:: Exercise inputs ::
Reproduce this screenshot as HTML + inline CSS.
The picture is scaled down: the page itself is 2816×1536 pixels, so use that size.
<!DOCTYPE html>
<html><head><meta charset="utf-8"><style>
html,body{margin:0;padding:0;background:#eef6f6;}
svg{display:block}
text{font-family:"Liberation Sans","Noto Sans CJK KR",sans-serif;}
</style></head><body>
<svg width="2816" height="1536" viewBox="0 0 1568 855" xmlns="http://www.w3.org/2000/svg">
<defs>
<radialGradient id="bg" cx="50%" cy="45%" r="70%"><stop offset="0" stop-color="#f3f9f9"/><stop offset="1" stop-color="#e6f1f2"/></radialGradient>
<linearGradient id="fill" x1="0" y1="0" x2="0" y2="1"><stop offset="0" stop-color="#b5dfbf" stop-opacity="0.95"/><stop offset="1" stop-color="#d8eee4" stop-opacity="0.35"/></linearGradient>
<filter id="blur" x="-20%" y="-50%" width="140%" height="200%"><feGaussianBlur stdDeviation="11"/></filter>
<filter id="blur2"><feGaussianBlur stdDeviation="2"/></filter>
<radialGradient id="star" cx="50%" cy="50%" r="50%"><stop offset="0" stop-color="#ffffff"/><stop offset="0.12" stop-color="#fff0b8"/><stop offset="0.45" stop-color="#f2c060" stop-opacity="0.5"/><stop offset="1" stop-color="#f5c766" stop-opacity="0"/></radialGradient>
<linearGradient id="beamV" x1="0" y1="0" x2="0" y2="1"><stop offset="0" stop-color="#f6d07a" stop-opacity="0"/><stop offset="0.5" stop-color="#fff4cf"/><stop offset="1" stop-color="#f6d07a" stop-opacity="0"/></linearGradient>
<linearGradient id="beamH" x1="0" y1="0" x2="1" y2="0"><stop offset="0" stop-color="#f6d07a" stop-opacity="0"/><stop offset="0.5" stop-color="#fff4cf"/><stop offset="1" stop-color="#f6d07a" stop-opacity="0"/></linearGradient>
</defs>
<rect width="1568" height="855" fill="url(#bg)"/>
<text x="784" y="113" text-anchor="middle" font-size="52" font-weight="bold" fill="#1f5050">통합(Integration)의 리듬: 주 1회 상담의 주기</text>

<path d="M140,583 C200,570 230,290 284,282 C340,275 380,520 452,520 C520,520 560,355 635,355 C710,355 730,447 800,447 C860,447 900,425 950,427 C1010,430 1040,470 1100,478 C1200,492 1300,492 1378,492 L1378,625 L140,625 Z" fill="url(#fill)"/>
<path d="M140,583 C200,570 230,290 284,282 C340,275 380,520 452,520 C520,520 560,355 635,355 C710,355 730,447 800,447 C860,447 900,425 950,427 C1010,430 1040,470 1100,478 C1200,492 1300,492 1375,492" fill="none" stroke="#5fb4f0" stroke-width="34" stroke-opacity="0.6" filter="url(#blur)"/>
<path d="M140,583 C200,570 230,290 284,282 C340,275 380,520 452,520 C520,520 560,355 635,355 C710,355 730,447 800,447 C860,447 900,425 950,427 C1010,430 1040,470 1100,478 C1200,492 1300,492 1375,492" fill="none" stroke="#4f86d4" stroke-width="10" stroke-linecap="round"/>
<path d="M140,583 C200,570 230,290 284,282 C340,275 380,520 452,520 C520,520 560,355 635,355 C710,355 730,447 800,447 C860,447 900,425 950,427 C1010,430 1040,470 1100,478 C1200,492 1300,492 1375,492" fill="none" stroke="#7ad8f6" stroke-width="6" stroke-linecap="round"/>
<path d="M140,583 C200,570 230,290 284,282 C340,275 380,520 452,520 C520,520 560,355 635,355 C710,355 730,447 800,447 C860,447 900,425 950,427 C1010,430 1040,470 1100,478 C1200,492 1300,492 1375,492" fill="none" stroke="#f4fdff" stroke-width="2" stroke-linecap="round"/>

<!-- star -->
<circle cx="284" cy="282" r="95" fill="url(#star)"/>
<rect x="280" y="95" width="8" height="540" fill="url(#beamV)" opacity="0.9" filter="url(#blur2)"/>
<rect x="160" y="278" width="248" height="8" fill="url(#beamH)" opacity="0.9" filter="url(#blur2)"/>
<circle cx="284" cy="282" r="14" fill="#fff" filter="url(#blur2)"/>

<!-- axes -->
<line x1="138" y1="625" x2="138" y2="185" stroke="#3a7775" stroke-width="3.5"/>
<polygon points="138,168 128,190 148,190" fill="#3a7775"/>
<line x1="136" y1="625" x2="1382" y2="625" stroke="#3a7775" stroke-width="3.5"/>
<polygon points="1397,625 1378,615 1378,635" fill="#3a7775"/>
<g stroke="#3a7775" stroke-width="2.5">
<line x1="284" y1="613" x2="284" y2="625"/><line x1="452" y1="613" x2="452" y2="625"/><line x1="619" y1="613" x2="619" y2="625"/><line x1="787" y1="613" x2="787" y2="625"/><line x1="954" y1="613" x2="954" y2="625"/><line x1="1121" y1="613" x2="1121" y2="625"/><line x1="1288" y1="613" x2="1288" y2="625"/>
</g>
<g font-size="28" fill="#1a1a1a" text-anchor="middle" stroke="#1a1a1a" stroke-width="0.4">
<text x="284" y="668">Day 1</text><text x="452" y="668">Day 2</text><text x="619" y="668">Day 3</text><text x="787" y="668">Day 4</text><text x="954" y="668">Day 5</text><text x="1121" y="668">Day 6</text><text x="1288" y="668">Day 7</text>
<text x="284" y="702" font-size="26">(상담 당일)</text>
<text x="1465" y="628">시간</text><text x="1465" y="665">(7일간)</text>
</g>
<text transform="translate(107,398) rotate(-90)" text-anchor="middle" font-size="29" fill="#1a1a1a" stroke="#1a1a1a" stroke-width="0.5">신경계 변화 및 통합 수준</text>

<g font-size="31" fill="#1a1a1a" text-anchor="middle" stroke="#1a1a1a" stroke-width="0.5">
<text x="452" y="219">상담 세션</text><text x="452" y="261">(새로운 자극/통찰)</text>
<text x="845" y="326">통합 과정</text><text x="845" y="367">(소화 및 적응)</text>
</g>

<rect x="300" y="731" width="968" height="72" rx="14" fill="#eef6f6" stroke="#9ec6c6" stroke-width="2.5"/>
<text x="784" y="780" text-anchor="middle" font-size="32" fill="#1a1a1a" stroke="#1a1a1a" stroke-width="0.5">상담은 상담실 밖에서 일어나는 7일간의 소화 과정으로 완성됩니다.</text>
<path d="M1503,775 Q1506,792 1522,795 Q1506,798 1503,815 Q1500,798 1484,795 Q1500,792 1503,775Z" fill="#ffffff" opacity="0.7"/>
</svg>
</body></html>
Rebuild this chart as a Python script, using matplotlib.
:::
§ Exercise: Copy the data above in full, character for character.

§ Reply:
Reproduce this screenshot as HTML + inline CSS.
The picture is scaled down: the page itself is 2816×1536 pixels, so use that size.
<!DOCTYPE html>
<html><head><meta charset="utf-8"><style>
html,body{margin:0;padding:0;background:#eef6f6;}
svg{display:block}
text{font-family:"Liberation Sans","Noto Sans CJK KR",sans-serif;}
</style></head><body>
<svg width="2816" height="1536" viewBox="0 0 1568 855" xmlns="http://www.w3.org/2000/svg">
<defs>
<radialGradient id="bg" cx="50%" cy="45%" r="70%"><stop offset="0" stop-color="#f3f9f9"/><stop offset="1" stop-color="#e6f1f2"/></radialGradient>
<linearGradient id="fill" x1="0" y1="0" x2="0" y2="1"><stop offset="0" stop-color="#b5dfbf" stop-opacity="0.95"/><stop offset="1" stop-color="#d8eee4" stop-opacity="0.35"/></linearGradient>
<filter id="blur" x="-20%" y="-50%" width="140%" height="200%"><feGaussianBlur stdDeviation="11"/></filter>
<filter id="blur2"><feGaussianBlur stdDeviation="2"/></filter>
<radialGradient id="star" cx="50%" cy="50%" r="50%"><stop offset="0" stop-color="#ffffff"/><stop offset="0.12" stop-color="#fff0b8"/><stop offset="0.45" stop-color="#f2c060" stop-opacity="0.5"/><stop offset="1" stop-color="#f5c766" stop-opacity="0"/></radialGradient>
<linearGradient id="beamV" x1="0" y1="0" x2="0" y2="1"><stop offset="0" stop-color="#f6d07a" stop-opacity="0"/><stop offset="0.5" stop-color="#fff4cf"/><stop offset="1" stop-color="#f6d07a" stop-opacity="0"/></linearGradient>
<linearGradient id="beamH" x1="0" y1="0" x2="1" y2="0"><stop offset="0" stop-color="#f6d07a" stop-opacity="0"/><stop offset="0.5" stop-color="#fff4cf"/><stop offset="1" stop-color="#f6d07a" stop-opacity="0"/></linearGradient>
</defs>
<rect width="1568" height="855" fill="url(#bg)"/>
<text x="784" y="113" text-anchor="middle" font-size="52" font-weight="bold" fill="#1f5050">통합(Integration)의 리듬: 주 1회 상담의 주기</text>

<path d="M140,583 C200,570 230,290 284,282 C340,275 380,520 452,520 C520,520 560,355 635,355 C710,355 730,447 800,447 C860,447 900,425 950,427 C1010,430 1040,470 1100,478 C1200,492 1300,492 1378,492 L1378,625 L140,625 Z" fill="url(#fill)"/>
<path d="M140,583 C200,570 230,290 284,282 C340,275 380,520 452,520 C520,520 560,355 635,355 C710,355 730,447 800,447 C860,447 900,425 950,427 C1010,430 1040,470 1100,478 C1200,492 1300,492 1375,492" fill="none" stroke="#5fb4f0" stroke-width="34" stroke-opacity="0.6" filter="url(#blur)"/>
<path d="M140,583 C200,570 230,290 284,282 C340,275 380,520 452,520 C520,520 560,355 635,355 C710,355 730,447 800,447 C860,447 900,425 950,427 C1010,430 1040,470 1100,478 C1200,492 1300,492 1375,492" fill="none" stroke="#4f86d4" stroke-width="10" stroke-linecap="round"/>
<path d="M140,583 C200,570 230,290 284,282 C340,275 380,520 452,520 C520,520 560,355 635,355 C710,355 730,447 800,447 C860,447 900,425 950,427 C1010,430 1040,470 1100,478 C1200,492 1300,492 1375,492" fill="none" stroke="#7ad8f6" stroke-width="6" stroke-linecap="round"/>
<path d="M140,583 C200,570 230,290 284,282 C340,275 380,520 452,520 C520,520 560,355 635,355 C710,355 730,447 800,447 C860,447 900,425 950,427 C1010,430 1040,470 1100,478 C1200,492 1300,492 1375,492" fill="none" stroke="#f4fdff" stroke-width="2" stroke-linecap="round"/>

<!-- star -->
<circle cx="284" cy="282" r="95" fill="url(#star)"/>
<rect x="280" y="95" width="8" height="540" fill="url(#beamV)" opacity="0.9" filter="url(#blur2)"/>
<rect x="160" y="278" width="248" height="8" fill="url(#beamH)" opacity="0.9" filter="url(#blur2)"/>
<circle cx="284" cy="282" r="14" fill="#fff" filter="url(#blur2)"/>

<!-- axes -->
<line x1="138" y1="625" x2="138" y2="185" stroke="#3a7775" stroke-width="3.5"/>
<polygon points="138,168 128,190 148,190" fill="#3a7775"/>
<line x1="136" y1="625" x2="1382" y2="625" stroke="#3a7775" stroke-width="3.5"/>
<polygon points="1397,625 1378,615 1378,635" fill="#3a7775"/>
<g stroke="#3a7775" stroke-width="2.5">
<line x1="284" y1="613" x2="284" y2="625"/><line x1="452" y1="613" x2="452" y2="625"/><line x1="619" y1="613" x2="619" y2="625"/><line x1="787" y1="613" x2="787" y2="625"/><line x1="954" y1="613" x2="954" y2="625"/><line x1="1121" y1="613" x2="1121" y2="625"/><line x1="1288" y1="613" x2="1288" y2="625"/>
</g>
<g font-size="28" fill="#1a1a1a" text-anchor="middle" stroke="#1a1a1a" stroke-width="0.4">
<text x="284" y="668">Day 1</text><text x="452" y="668">Day 2</text><text x="619" y="668">Day 3</text><text x="787" y="668">Day 4</text><text x="954" y="668">Day 5</text><text x="1121" y="668">Day 6</text><text x="1288" y="668">Day 7</text>
<text x="284" y="702" font-size="26">(상담 당일)</text>
<text x="1465" y="628">시간</text><text x="1465" y="665">(7일간)</text>
</g>
<text transform="translate(107,398) rotate(-90)" text-anchor="middle" font-size="29" fill="#1a1a1a" stroke="#1a1a1a" stroke-width="0.5">신경계 변화 및 통합 수준</text>

<g font-size="31" fill="#1a1a1a" text-anchor="middle" stroke="#1a1a1a" stroke-width="0.5">
<text x="452" y="219">상담 세션</text><text x="452" y="261">(새로운 자극/통찰)</text>
<text x="845" y="326">통합 과정</text><text x="845" y="367">(소화 및 적응)</text>
</g>

<rect x="300" y="731" width="968" height="72" rx="14" fill="#eef6f6" stroke="#9ec6c6" stroke-width="2.5"/>
<text x="784" y="780" text-anchor="middle" font-size="32" fill="#1a1a1a" stroke="#1a1a1a" stroke-width="0.5">상담은 상담실 밖에서 일어나는 7일간의 소화 과정으로 완성됩니다.</text>
<path d="M1503,775 Q1506,792 1522,795 Q1506,798 1503,815 Q1500,798 1484,795 Q1500,792 1503,775Z" fill="#ffffff" opacity="0.7"/>
</svg>
</body></html>
Rebuild this chart as a Python script, using matplotlib.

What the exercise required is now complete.